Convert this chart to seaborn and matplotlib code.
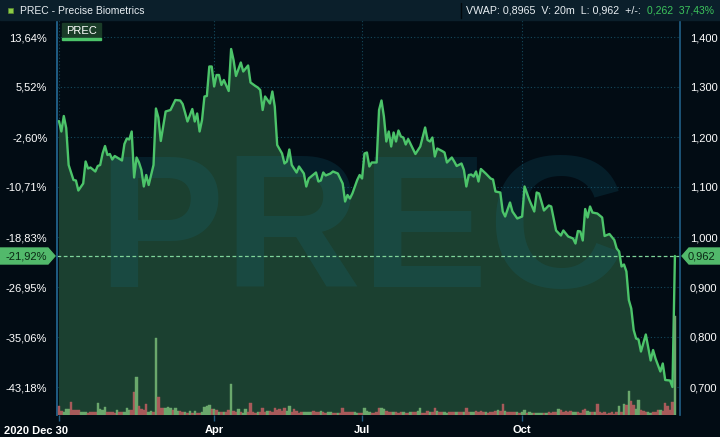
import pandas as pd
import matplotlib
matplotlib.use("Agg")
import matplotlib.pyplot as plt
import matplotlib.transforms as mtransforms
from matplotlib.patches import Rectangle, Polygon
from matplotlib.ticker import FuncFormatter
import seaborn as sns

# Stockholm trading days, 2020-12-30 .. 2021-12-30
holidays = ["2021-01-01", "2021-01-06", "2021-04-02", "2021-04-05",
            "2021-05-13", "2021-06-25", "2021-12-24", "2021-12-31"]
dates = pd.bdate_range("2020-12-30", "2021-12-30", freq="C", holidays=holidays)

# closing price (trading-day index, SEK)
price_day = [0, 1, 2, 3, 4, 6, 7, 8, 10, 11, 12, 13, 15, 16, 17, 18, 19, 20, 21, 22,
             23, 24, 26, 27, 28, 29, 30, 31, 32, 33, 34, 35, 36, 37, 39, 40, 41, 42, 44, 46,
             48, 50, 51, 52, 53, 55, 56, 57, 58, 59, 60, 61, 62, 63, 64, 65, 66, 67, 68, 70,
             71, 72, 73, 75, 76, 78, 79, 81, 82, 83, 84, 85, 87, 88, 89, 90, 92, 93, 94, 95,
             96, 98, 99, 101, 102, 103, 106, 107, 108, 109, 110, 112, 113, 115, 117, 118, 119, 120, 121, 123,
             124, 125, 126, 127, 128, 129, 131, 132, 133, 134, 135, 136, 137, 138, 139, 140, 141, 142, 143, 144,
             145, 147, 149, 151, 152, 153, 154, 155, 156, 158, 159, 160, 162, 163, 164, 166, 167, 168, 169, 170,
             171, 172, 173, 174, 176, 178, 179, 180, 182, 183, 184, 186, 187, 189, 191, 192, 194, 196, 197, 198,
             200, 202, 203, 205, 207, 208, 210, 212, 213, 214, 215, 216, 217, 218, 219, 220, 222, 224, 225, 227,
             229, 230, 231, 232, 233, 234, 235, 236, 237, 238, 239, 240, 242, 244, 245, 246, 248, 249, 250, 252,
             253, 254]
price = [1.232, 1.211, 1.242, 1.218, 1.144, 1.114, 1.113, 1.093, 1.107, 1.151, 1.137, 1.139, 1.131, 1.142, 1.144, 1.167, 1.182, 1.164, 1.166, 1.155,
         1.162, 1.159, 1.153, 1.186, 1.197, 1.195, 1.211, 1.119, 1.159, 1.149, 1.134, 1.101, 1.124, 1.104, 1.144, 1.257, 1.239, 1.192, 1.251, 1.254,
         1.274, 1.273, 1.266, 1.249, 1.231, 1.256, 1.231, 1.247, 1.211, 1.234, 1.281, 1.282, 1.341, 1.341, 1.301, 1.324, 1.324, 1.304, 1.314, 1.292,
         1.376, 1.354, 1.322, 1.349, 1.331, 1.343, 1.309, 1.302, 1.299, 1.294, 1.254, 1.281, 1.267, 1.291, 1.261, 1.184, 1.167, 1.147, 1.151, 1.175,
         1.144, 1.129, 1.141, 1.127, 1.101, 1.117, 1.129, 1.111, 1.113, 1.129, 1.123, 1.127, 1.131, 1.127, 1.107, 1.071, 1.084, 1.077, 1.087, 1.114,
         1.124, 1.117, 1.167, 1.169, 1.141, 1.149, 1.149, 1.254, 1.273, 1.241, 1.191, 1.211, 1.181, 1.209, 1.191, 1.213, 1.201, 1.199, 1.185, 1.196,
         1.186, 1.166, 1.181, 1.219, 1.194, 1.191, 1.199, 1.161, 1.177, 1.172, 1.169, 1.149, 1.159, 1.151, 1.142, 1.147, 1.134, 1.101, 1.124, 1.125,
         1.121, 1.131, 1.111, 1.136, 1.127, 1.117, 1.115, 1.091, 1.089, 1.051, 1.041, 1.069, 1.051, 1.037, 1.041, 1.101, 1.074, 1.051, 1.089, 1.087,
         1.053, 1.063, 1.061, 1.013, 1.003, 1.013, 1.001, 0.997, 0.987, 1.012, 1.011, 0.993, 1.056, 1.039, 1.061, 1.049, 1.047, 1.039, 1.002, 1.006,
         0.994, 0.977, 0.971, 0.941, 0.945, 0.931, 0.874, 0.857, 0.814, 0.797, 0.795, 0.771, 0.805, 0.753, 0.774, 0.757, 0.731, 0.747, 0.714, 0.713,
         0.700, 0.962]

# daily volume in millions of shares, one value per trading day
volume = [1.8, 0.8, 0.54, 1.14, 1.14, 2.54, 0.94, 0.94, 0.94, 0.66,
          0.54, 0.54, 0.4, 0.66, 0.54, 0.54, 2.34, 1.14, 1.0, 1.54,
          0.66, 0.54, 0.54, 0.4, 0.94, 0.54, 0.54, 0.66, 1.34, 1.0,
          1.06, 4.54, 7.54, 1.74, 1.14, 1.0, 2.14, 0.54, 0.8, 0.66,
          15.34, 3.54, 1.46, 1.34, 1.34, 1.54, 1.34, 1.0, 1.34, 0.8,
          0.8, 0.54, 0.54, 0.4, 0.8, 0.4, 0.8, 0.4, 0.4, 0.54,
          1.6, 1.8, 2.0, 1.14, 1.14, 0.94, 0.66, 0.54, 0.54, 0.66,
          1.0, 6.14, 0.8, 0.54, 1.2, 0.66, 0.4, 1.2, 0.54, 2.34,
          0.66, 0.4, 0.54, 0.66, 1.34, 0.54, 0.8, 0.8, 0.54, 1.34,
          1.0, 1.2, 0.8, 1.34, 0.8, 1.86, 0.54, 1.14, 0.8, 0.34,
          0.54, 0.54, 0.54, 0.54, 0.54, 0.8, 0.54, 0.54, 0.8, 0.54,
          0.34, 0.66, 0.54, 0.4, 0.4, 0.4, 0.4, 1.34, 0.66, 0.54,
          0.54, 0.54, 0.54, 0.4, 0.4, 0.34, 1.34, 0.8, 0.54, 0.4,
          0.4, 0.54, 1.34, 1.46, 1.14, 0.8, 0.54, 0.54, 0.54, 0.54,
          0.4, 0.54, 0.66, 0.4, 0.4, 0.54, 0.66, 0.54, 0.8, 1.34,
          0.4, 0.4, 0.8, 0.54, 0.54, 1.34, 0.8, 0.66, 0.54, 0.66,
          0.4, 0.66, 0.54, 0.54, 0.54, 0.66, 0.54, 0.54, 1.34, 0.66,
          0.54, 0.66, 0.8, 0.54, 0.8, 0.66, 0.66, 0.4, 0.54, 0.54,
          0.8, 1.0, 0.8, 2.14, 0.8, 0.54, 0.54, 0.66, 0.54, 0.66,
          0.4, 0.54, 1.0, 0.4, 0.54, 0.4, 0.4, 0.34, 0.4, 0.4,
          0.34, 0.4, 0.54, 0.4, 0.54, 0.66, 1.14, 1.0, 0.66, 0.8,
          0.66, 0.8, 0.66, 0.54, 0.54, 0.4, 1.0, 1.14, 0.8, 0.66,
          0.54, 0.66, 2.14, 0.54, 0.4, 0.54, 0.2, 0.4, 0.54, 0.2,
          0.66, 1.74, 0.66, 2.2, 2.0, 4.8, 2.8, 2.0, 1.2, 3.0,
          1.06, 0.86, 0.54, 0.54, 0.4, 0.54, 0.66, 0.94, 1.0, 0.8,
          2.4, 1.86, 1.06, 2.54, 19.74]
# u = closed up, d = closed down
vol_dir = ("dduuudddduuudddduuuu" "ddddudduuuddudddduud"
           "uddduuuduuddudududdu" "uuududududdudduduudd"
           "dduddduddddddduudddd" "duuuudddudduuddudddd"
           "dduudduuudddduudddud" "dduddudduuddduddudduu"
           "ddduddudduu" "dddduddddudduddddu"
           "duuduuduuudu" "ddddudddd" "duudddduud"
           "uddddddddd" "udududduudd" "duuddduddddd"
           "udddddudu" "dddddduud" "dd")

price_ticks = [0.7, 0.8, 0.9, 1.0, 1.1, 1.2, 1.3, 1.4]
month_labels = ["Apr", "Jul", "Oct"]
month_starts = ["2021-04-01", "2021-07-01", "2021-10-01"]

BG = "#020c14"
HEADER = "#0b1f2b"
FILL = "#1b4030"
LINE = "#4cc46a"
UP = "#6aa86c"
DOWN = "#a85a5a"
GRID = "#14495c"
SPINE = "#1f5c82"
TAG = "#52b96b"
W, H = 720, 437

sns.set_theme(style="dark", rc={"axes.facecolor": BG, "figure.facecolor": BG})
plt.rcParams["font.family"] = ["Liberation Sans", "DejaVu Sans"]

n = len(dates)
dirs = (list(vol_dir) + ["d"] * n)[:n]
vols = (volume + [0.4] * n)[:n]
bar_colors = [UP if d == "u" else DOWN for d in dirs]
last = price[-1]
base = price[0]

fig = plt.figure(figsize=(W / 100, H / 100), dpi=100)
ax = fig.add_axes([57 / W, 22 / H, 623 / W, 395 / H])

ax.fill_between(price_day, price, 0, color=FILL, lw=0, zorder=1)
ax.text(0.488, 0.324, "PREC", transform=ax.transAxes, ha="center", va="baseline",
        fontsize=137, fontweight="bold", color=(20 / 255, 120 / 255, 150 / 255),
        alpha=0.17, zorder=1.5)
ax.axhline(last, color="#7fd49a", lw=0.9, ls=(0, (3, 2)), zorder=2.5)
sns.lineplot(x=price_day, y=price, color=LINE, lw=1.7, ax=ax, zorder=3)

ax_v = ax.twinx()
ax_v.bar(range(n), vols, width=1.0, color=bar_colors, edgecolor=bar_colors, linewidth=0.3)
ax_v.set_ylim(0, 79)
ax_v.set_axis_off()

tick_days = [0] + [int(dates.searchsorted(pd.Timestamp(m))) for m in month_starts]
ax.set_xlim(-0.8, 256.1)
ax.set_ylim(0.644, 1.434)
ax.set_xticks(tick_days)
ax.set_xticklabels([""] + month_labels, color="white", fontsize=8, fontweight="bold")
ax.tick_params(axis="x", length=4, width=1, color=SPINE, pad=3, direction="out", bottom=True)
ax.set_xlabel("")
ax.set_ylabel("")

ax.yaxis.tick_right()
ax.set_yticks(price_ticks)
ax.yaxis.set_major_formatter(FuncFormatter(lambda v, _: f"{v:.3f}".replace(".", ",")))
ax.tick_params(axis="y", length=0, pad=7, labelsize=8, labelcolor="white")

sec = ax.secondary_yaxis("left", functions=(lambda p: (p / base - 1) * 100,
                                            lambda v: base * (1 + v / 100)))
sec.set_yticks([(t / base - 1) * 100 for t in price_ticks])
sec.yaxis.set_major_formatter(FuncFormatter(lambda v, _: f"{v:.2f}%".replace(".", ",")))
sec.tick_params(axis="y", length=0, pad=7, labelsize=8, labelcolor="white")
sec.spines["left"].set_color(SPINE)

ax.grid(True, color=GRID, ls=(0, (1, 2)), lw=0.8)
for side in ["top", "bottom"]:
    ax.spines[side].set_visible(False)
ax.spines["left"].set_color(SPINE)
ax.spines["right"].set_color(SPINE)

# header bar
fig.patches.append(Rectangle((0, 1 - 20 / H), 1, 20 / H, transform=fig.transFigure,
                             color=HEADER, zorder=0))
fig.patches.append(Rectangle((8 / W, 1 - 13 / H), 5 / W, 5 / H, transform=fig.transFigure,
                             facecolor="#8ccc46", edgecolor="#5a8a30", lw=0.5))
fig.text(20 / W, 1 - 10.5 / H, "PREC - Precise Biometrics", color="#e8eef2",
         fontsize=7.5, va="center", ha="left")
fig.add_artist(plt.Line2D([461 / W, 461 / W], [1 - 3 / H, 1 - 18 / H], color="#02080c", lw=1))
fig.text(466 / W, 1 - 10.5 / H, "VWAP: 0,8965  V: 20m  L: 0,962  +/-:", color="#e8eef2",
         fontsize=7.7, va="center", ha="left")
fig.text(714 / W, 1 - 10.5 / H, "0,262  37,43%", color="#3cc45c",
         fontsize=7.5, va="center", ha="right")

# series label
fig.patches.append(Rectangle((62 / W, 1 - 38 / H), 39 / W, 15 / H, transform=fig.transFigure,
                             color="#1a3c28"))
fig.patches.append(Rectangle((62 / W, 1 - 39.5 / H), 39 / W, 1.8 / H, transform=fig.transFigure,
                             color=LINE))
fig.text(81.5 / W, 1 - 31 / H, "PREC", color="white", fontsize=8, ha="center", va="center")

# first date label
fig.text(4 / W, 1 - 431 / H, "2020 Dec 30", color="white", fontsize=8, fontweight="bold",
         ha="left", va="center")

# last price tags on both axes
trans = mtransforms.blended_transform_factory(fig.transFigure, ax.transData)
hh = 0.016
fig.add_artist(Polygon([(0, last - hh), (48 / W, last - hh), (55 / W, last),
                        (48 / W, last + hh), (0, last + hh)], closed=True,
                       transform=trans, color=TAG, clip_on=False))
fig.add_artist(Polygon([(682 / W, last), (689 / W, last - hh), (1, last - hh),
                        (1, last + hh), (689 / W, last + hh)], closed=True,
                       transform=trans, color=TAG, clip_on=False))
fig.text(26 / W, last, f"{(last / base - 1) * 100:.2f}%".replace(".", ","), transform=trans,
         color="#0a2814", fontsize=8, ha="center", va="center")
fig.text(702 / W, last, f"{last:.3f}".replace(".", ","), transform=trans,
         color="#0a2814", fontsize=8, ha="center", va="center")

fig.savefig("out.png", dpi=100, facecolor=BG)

* Direction:
Pictures excluded, repeat exactly the lines from the top of the material through the line with "import seaborn as sns", including both of those lines.

* Solution for this task:
Convert this chart to seaborn and matplotlib code.
import pandas as pd
import matplotlib
matplotlib.use("Agg")
import matplotlib.pyplot as plt
import matplotlib.transforms as mtransforms
from matplotlib.patches import Rectangle, Polygon
from matplotlib.ticker import FuncFormatter
import seaborn as sns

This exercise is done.